Karenanya, aturan tersebut perlu diubah sehingga hukuman mati harus diperluas lagi bagi setiap tersangka yang terbukti terlibat dalam pengedaran narkoba, baik terorganisasi ataupun tidak. Hal ini sebagaimana yang diberlakukan di Malaysia dan Singapura, di mana hukuman mati merupakan keniscayaan bagi siapa saja yang terbukti membawa narkoba.
Lebih dari itu, kita tidak cukup mengandalkan tindakan aparat penegak hukum dalam mengantisipasi kian merebaknya narkoba di kalangan masyarakat. Masyarakat kita harus secara sadar terlibat aktif dalam upaya pencegahan dan pemberantasannya, khususnya dari dalam keluarga itu sendiri. Sebab, bukan tidak mungkin kecenderungan modernitas dalam keluarga ternyata ikut berpengaruh terhadap pola hubungan atau pergaulan anak dan orangtua yang bisa memperlemah ikatan kekeluargaan dan menyebabkan anomali di dalam keluarga.
Dengan demikian, masalah narkoba ataupun penyalahgunaan obatan-obatan harus dihadapi secara realistis. Artinya, di satu sisi, harus ada keputusan politik yang secara tegas memberantas penyebarannya lewat penegakan hukum secara konsisten. Di sisi lain, ratusan ribu orang, khususnya generasi muda, yang sudah terjebak dalam barang haram ini, juga harus ditangani secara memadai, baik secara medis ataupun psikologis, di berbagai panti rehabilitasi dan pemulihan. Yang tak kalah penting, penyebaran informasi yang tepat dan benar tentang akibat pemakaian narkoba ini harus dikembangkan secara menyeluruh, khususnya di berbagai lembaga pendidikan.

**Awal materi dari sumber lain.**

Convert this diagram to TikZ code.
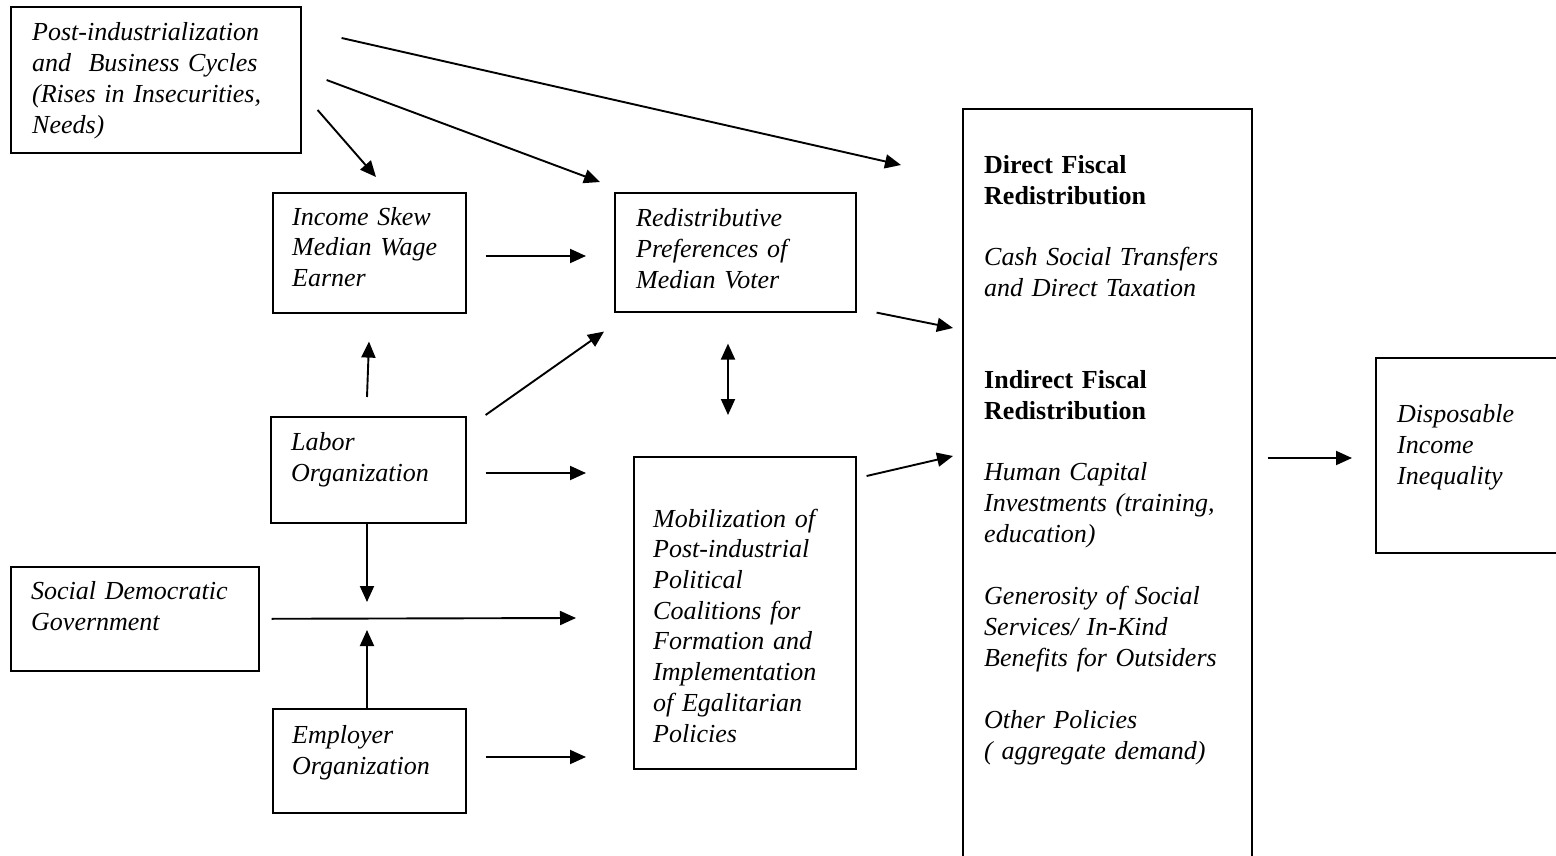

Alhasil, perlu kiranya direnungkan apa yang pernah dikemukakan sosiolog asal Mesir, Abdul Ghani al-Hamad (1985): "Sekiranya kita menghitung dana yang dialokasikan untuk biaya penyembuhan beragam penyakit akibat narkoba, sungguh kita telah menghabiskan dana yang sangat besar dari kekayaan negara kita. Padahal, dana tersebut bisa kita gunakan untuk perbaikan kondisi materi kita, kondisi sosial kita, dan kondisi perekonomian kita." Pendeknya, ini hal mubazir yang tak perlu terjadi.